Sports Analysts Pick Winners

It’s easy to turn on ESPN or open your local newspaper to find picks for this week’s big games. ESPN turned sports reporting into a 24-7 news avalanche, providing fans up-to-the-minute sound bites on Eli Manning’s right pinky toe or the record of an NFL team on turf versus natural grass. Because sports analysts and talking heads are so visible, it’s easy to follow their lead and bet based on what they report.

But sports journalists are not professional handicappers. Follow the track record of a given sports expert and you’ll likely be disappointed by his or her record in picking winners. Want a real-world example? The combined picks of the sports experts at the New York Post over the last two decades have never once hit the 50% mark. People who are paid to write or talk about sports are creating entertainment and are paid to keep people reading their paper or watching their station. They are far less concerned with the way their picks actually perform than professional handicappers. The bottom line is that betting based solely on the opinion of a sports expert is a losing proposition.

Progressive Betting Systems Help You Win

Progressive betting systems have been around as long as gambling. With roots in casino gaming, these systems for placing wagers in a particular way are designed to sound like they can’t lose, and people who follow progressive betting systems are buying into the idea that the way they wager somehow influences the outcome of a contest.

Progressive betting in sports wagers is just as ridiculous as the same style of betting in craps or roulette. These systems go by many different names, but all follow a similar pattern, instructing bettors to double a losing bet or cut their wager in half when they win. Serious gamblers can see the flaw in this line of thinking without too much effort; the amount you bet on a game has no impact on your likelihood of winning. Don’t fall for any chain email or around-the-water-cooler myth that promises wins if you place wagers a certain way. Instead, spend your time looking into the teams and players in the games you’re going to wager on and make your gambling decisions based on tangible things.

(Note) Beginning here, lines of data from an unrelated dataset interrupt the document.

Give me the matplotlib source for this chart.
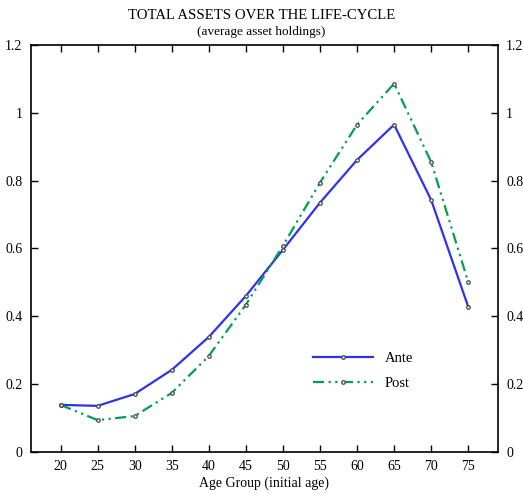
import matplotlib
matplotlib.use('Agg')
import matplotlib.pyplot as plt

plt.rcParams['font.family'] = ['Liberation Serif', 'DejaVu Serif']

# data
ages = [20, 25, 30, 35, 40, 45, 50, 55, 60, 65, 70, 75]
ante = [0.139, 0.136, 0.171, 0.242, 0.339, 0.460, 0.596, 0.735, 0.861, 0.965, 0.743, 0.428]
post = [0.139, 0.094, 0.106, 0.174, 0.283, 0.434, 0.608, 0.794, 0.965, 1.086, 0.855, 0.501]
yticks = [0, 0.2, 0.4, 0.6, 0.8, 1.0, 1.2]
ylabels = ['0', '0.2', '0.4', '0.6', '0.8', '1', '1.2']

fig = plt.figure(figsize=(5.23, 4.94), dpi=100)
ax = fig.add_axes([0.059, 0.085, 0.893, 0.824])

ax.plot(ages, ante, color='#3030f0', lw=1.6, marker='o', ms=2.5,
        mfc='white', mec='#444444', mew=0.9, label='Ante')
ax.plot(ages, post, color='#00a050', lw=1.6, ls=(0, (5, 2, 1, 2, 1, 2)),
        marker='o', ms=2.5, mfc='white', mec='#444444', mew=0.9, label='Post')

ax.set_xlim(16, 79)
ax.set_ylim(0, 1.2)
ax.set_xticks(ages)
ax.set_yticks(yticks)
ax.set_yticklabels(ylabels)
ax.tick_params(direction='in', top=True, right=True, labelright=True,
               labelsize=10, length=5, width=1, pad=6)
for s in ax.spines.values():
    s.set_linewidth(1.2)

ax.set_xlabel('Age Group (initial age)', fontsize=10, labelpad=2)
fig.text(0.5, 0.969, 'TOTAL ASSETS OVER THE LIFE-CYCLE', ha='center', va='center', fontsize=10.6)
fig.text(0.5, 0.935, '(average asset holdings)', ha='center', va='center', fontsize=9.5)

ax.legend(loc='center left', bbox_to_anchor=(0.576, 0.20), frameon=False,
          numpoints=1, handlelength=4.1, labelspacing=0.8, fontsize=10.5,
          handletextpad=0.8)

fig.savefig('out.png', dpi=100)
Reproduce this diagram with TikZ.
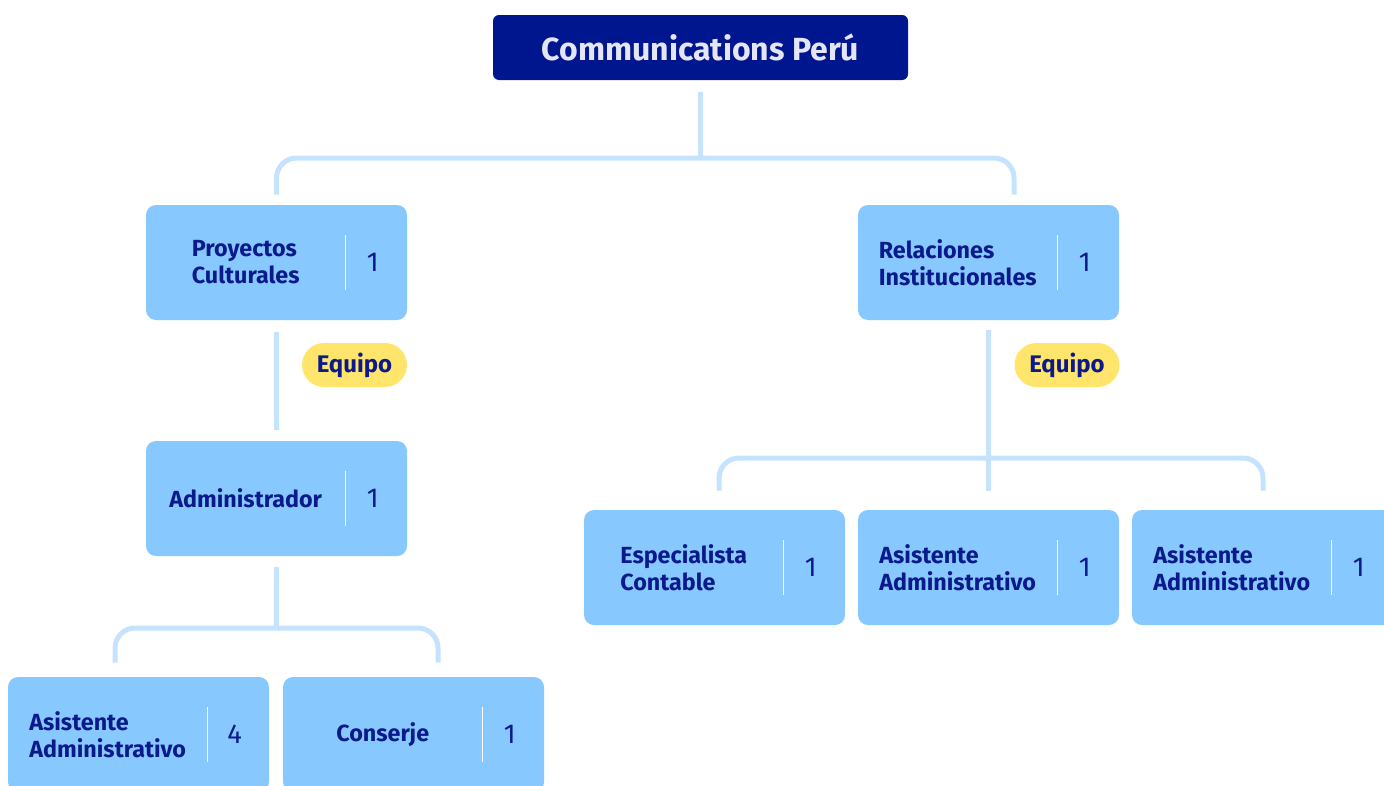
\documentclass[tikz,border=0pt]{standalone}
\usepackage{fontspec}
\setmainfont{Fira Sans}
\usetikzlibrary{calc,positioning}
\definecolor{navy}{HTML}{00168F}
\definecolor{sky}{HTML}{87C8FF}
\definecolor{pale}{HTML}{C5E3FF}
\definecolor{ink}{HTML}{0A1A8C}
\definecolor{gold}{HTML}{FFE56B}
\definecolor{lilac}{HTML}{E4E6F8}

\begin{document}
\begin{tikzpicture}[x=0.75pt,y=-0.75pt,
    head/.style={fill=navy,rounded corners=4.5pt,minimum width=311.25pt,minimum height=48.75pt,
      text=lilac,font=\fontsize{24}{26}\selectfont\bfseries},
    card/.style={fill=sky,rounded corners=7.5pt,minimum width=195.75pt,minimum height=86.25pt,inner sep=0pt},
    lbl/.style={text=ink,align=left,inner sep=0pt,font=\fontsize{17.5}{20.25}\selectfont\bfseries},
    num/.style={text=ink,inner sep=0pt,font=\fontsize{20.5}{22}\selectfont},
    sep/.style={white,line width=1.1pt},
    tag/.style={fill=gold,rounded corners=16.5pt,minimum width=78.75pt,minimum height=33pt,
      text=ink,font=\fontsize{18}{20}\selectfont\bfseries},
    wire/.style={pale,line width=3.75pt,rounded corners=15pt}]
    \useasboundingbox (0,0) rectangle (1384,785);
    \clip (0,0) rectangle (1384,785);

    \node[head] (top) at (700.5,47.5) {Communications Perú};

    \foreach \nm/\cx/\cy/\txt/\num in {
        pc/276.5/262.5/{Proyectos\\Culturales}/1,
        ri/988.5/262.5/{Relaciones\\Institucionales}/1,
        adm/276.5/498.5/Administrador/1,
        aa/138.5/734.5/{Asistente\\Administrativo}/4,
        con/413.5/734.5/Conserje/1,
        ec/714.5/567.5/{Especialista\\Contable}/1,
        ra/988.5/567.5/{Asistente\\Administrativo}/1,
        rb/1262.5/567.5/{Asistente\\Administrativo}/1}{
        \node[card] (\nm) at (\cx,\cy) {};
        \node[lbl] (\nm-t) at ($(\nm.west)+(100,0)$) {\txt};
        \draw[sep] ($(\nm.west)+(200,-27.5)$) -- ($(\nm.west)+(200,27.5)$);
        \node[num] (\nm-n) at ($(\nm.west)+(227,0)$) {\num};
    }

    \node[tag] (eq1) at (354.5,365) {Equipo};
    \node[tag] (eq2) at (1067,365) {Equipo};

    \coordinate (j1) at (700.5,158);
    \coordinate (j2) at (276.5,628);
    \coordinate (j3) at (988.5,458);

    \draw[wire] ($(top.south)+(0,12)$) -- (j1);
    \draw[wire] ($(pc.north)+(0,-10)$) |- (j1) -| ($(ri.north)+(25.5,-10)$);
    \draw[wire] ($(pc.south)+(0,12)$) -- ($(adm.north)+(0,-11)$);
    \draw[wire] ($(adm.south)+(0,11)$) -- (j2);
    \draw[wire] ($(aa.north)+(-23.5,-14)$) |- (j2) -| ($(con.north)+(24.5,-14)$);
    \draw[wire] ($(ri.south)+(0,10)$) -- ($(ra.north)+(0,-19)$);
    \draw[wire] ($(ec.north)+(4.5,-19)$) |- (j3) -| ($(rb.north)+(0.5,-19)$);
\end{tikzpicture}
\end{document}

Researching One or Two Stats Gives You an Advantage

The average sports bettor doesn’t have the amount of time that a bookmaker has to research an upcoming game. That leads people to compare one or two statistics and place their money on the team or player that performs better in those few categories. Let’s face it, it’s easier to look at an NFL team’s yards-per-game number and compare it to their opponents’ points-allowed-per-game state and make a selection than it is to do the kind of hardcore research that bookmakers do to handicap games. Stats are overrated in terms of their meaningfulness in head-to-head competition. When you place a bet at a big-name sportsbook, remember that you’re going up against a team of pro handicappers who do more than look at a starting pitcher’s road record. Placing smart sports bets means more than comparing two sets of numbers, and league parity means that some teams or players will have a randomly poor performance and some will play above their average.

These are just a few of the sports betting myths that lead bettors to make big mistakes when it comes time to lay down a wager. Avoid these common pitfalls in logic and you are more likely to be a successful sports gambler.